Fighting for Their Lives

Sadly, Lauren Smart’s letter was read in court—after her death. On Saturday, June 7, 2014, Norman Smart killed Lauren Brown Smart. She would have been 35 on July 10. Even more horrifying, her oldest boy from her first marriage and just six at the time, witnessed it all. Her other son with Smart hadn’t even turned a year old.

Responding to a call from Norman Smart, police found Lauren on the floor in the master bedroom of their Wilmington Island, Georgia, home on her back, with abrasions on her forehead, arms and elbows and blood stains on the carpet. Norman Smart was charged with murder and put on trial.

During trial, the medical examiner testified that Norman Smart beat, strangled and stomped a reportedly drunk Lauren to death—the pattern of his shoes matched the injuries on her body.

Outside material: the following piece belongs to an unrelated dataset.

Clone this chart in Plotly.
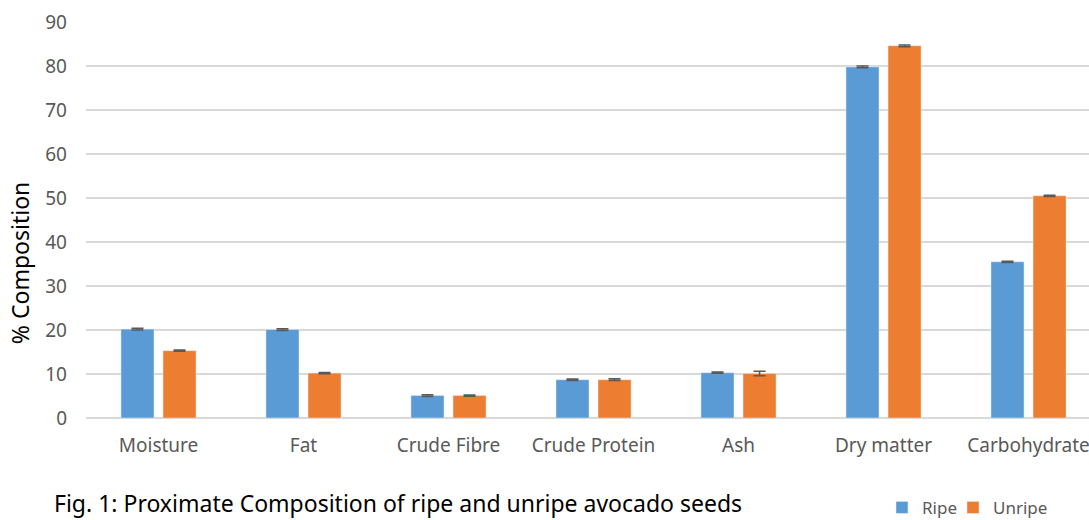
import plotly.graph_objects as go

categories = ["Moisture", "Fat", "Crude Fibre", "Crude Protein", "Ash", "Dry matter", "Carbohydrate"]
ripe = [20.2, 20.1, 5.1, 8.7, 10.3, 79.8, 35.5]
unripe = [15.3, 10.2, 5.1, 8.7, 10.1, 84.6, 50.5]
ripe_err = [0.2, 0.2, 0.2, 0.15, 0.15, 0.2, 0.15]
unripe_err = [0.15, 0.15, 0.15, 0.2, 0.5, 0.2, 0.15]
y_ticks = [0, 10, 20, 30, 40, 50, 60, 70, 80, 90]

font_family = "Noto Sans, Liberation Sans, sans-serif"
err_style = dict(type="data", visible=True, color="#595959", thickness=1.5, width=6)

fig = go.Figure()
fig.add_trace(go.Bar(name="Ripe", x=categories, y=ripe, marker=dict(color="#5B9BD5"),
                     error_y=dict(array=ripe_err, **err_style), legend="legend"))
fig.add_trace(go.Bar(name="Unripe", x=categories, y=unripe, marker=dict(color="#ED7D31"),
                     error_y=dict(array=unripe_err, **err_style), legend="legend2"))

legend_common = dict(orientation="h", y=-0.227, xanchor="left", yanchor="middle",
                     font=dict(size=17, color="#595959"), itemwidth=30,
                     bgcolor="rgba(0,0,0,0)")

fig.update_layout(
    width=1089, height=520,
    margin=dict(l=86, r=0, t=22, b=102, autoexpand=False),
    paper_bgcolor="white", plot_bgcolor="white",
    barmode="group", bargap=0.42, bargroupgap=0.214,
    font=dict(family=font_family, color="#595959", size=19),
    showlegend=True,
    legend=dict(x=0.7936, **legend_common),
    legend2=dict(x=0.8644, **legend_common),
    xaxis=dict(range=[-0.5, 6.417], showgrid=False, ticks="", showline=False, automargin=False,
               ticklabelstandoff=14, tickfont=dict(size=19, color="#595959")),
    yaxis=dict(range=[0, 90], tickvals=y_ticks, showgrid=True, gridcolor="#D9D9D9", gridwidth=1.5,
               zeroline=True, zerolinecolor="#D9D9D9", zerolinewidth=1.5, automargin=False,
               tickfont=dict(size=19, color="#595959"), ticks="", ticklabelstandoff=18),
    annotations=[
        dict(text="% Composition", xref="paper", yref="paper", x=-0.0658, y=0.391,
             xanchor="center", yanchor="middle", textangle=-90, showarrow=False,
             font=dict(size=23, color="#000000", family=font_family)),
        dict(text="Fig. 1: Proximate Composition of ripe and unripe avocado seeds",
             xref="paper", yref="paper", x=-0.034, y=-0.215,
             xanchor="left", yanchor="middle", showarrow=False,
             font=dict(size=23, color="#000000", family=font_family)),
    ],
)

fig.write_html("out.html", config={"displayModeBar": False},
               post_script="document.body.style.margin='0';")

There’s no way to sugarcoat the horror of this crime—nor its pervasiveness in this country. Every day three women are murdered by a current or former mate. Twenty people (including a small number of men) are victims of intimate partner violence every single minute, according to the Centers for Disease Control and Prevention. Every nine seconds, reports Domestic Violence Statistics, a woman is beaten or assaulted. Over 38 million women experience domestic or intimate-partner violence in their lifetimes, with nearly five million experiencing such violence every year. As many as 10 million children witness this type of violence every year.

A woman’s level of education doesn’t shield her from abuse and neither does her economic status. Domestic violence may be stereotyped as a crime of the poor and uneducated, but that’s far from the truth. Women of all backgrounds are victimized.

Melissa (not her real name) truly debunks those stereotypes. A well-known socialite and independent professional in Savannah never imagined she would become a victim of abuse. Yet, just a few months into her relationship with a man she believed to be a great match, she found herself a victim.

Looking back, she says, “My first red light should have been one evening when he was upset and ripped my car keys out of my hand. I attributed it to a bad day at work.” There was no explaining away what happened to her during their “romantic” getaway to the Bahamas, however. “He got upset with me one night and pushed me in my pajamas out of our room and threw my suitcase at me. I got another room in the hotel and had every intention of flying out the next day.”